Australia and New Zealand operate a points system for immigration and
regularly publish lists of desired occupations. You get points for years of
work experience, educational level, field of expertise. If you can prove you
match a desired occupation then the requirements drop.

It may be simpler for you to get a visa, rather than your wife. If you get
accepted for residency (no need to give up citizenship) you are entitled to
work and bring in dependents. From what I remember student visas tend to have
restrictions about who else can be admitted on them.

Residency = five years before you have to renew (when I had it, may have
changed now). In both countries, if you were still in the country at the end
of your residency you qualified for citizenship. So to answer your question,
if you get in, chances of staying long-term are good. Australia and New
Zealand are actively growing their populations and keen to add the right
skills.

No other suggestions for you. I can recommend Auckland, Sydney and Melbourne
as awesome places.

------
maxdemarzi
My girlfriend and I took a 3 week trip to New Zealand and Australia in
December looking at a possible relocation from the U.S. and we passed.

Speaking as an almost ignorant visitor:

Immigration is not an issue, the point system will take care of that. Salaries
in NZ are much lower than in Australia, and it seems people jump to Australia
if they can. Auckland is great (if a bit industrial in areas) but once you've
seen the country, going anywhere means taking a flight and $.

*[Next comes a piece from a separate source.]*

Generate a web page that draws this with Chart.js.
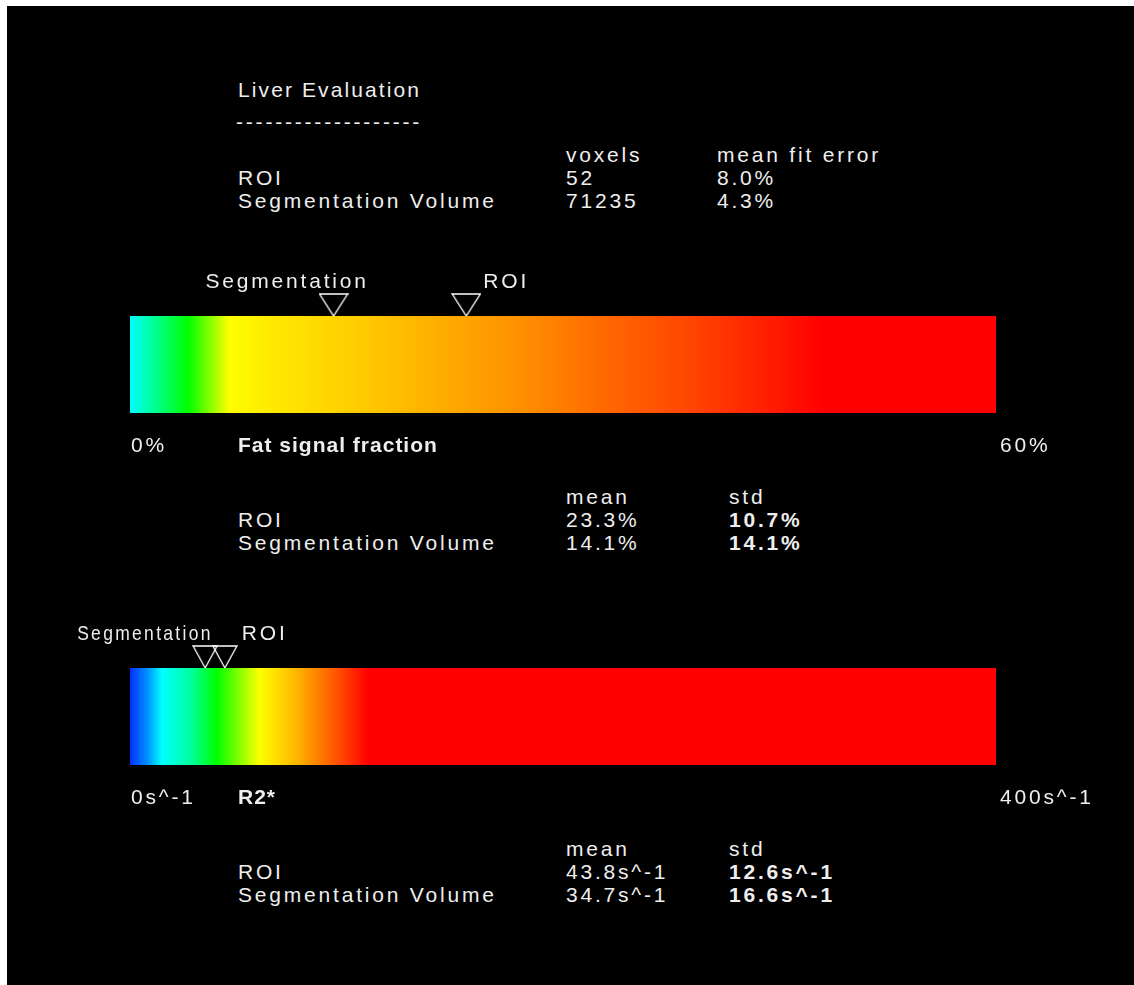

Australia taxes are high (and permanent, taxed on world wide income if you
become a citizen) and salaries for professionals seem to have a narrow range
so that there is a strong middle class, but you need to be in finance to reach
salaries in the 6 figures.

Sydney is amazing, but very expensive. Melbourne is a nice second and more
affordable, but salaries are also lower. We didn't checkout Brisbane.

Great vacation, not so sure about leaving the US for it.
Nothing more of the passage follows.